ECLI:NL:RBDHA:2024:2573
Rechtbank Den Haag
- Eerste aanleg - enkelvoudig
- Rechtspraak.nl
Beoordeling van asielaanvraag en interstatelijk vertrouwensbeginsel in het kader van Dublinverordening
In deze uitspraak beoordeelt de Rechtbank Den Haag het beroep van eiser tegen het niet in behandeling nemen van zijn asielaanvraag door de staatssecretaris van Justitie en Veiligheid. De staatssecretaris heeft de aanvraag met het bestreden besluit van 14 december 2023 niet in behandeling genomen, omdat Oostenrijk verantwoordelijk is voor de aanvraag. De rechtbank heeft het beroep op 9 februari 2024 behandeld, waarbij eiser, zijn gemachtigde, een tolk en de gemachtigde van de staatssecretaris aanwezig waren.

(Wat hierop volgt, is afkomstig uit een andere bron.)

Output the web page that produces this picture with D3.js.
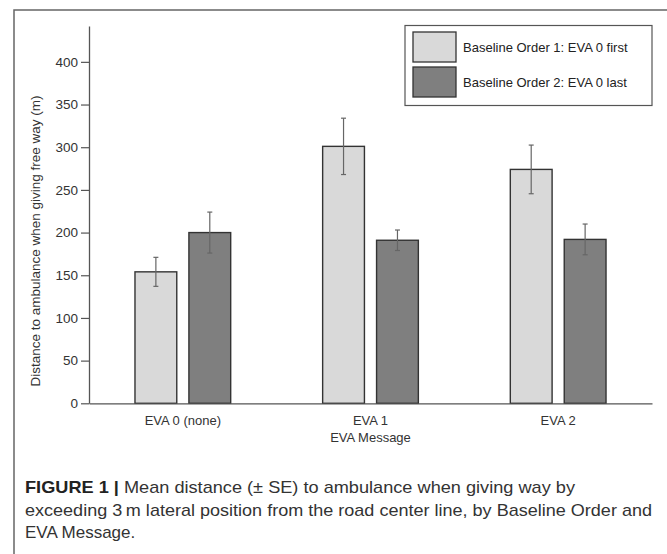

Eiser, van Afghaanse nationaliteit, heeft eerder in Nederland een asielaanvraag ingediend die ook niet in behandeling is genomen vanwege de verantwoordelijkheid van Oostenrijk. Eiser heeft op 14 april 2023 een verzoek om internationale bescherming in Oostenrijk ingediend, maar is daarna teruggekeerd naar Nederland en heeft op 5 september 2023 opnieuw een asielaanvraag ingediend. Eiser betoogt dat hij in Oostenrijk in erbarmelijke omstandigheden heeft verkeerd en dat er sprake is van een verschil in beschermingsbeleid voor Afghaanse vluchtelingen tussen Nederland en Oostenrijk.
De rechtbank oordeelt dat de staatssecretaris mag uitgaan van het interstatelijk vertrouwensbeginsel, wat betekent dat hij erop kan vertrouwen dat Oostenrijk zijn internationale verplichtingen nakomt. Eiser heeft niet voldoende onderbouwd dat er sprake is van structurele tekortkomingen in de asielprocedure in Oostenrijk. De rechtbank concludeert dat de staatssecretaris de aanvraag van eiser terecht niet in behandeling heeft genomen en verklaart het beroep ongegrond. Eiser krijgt geen proceskostenvergoeding.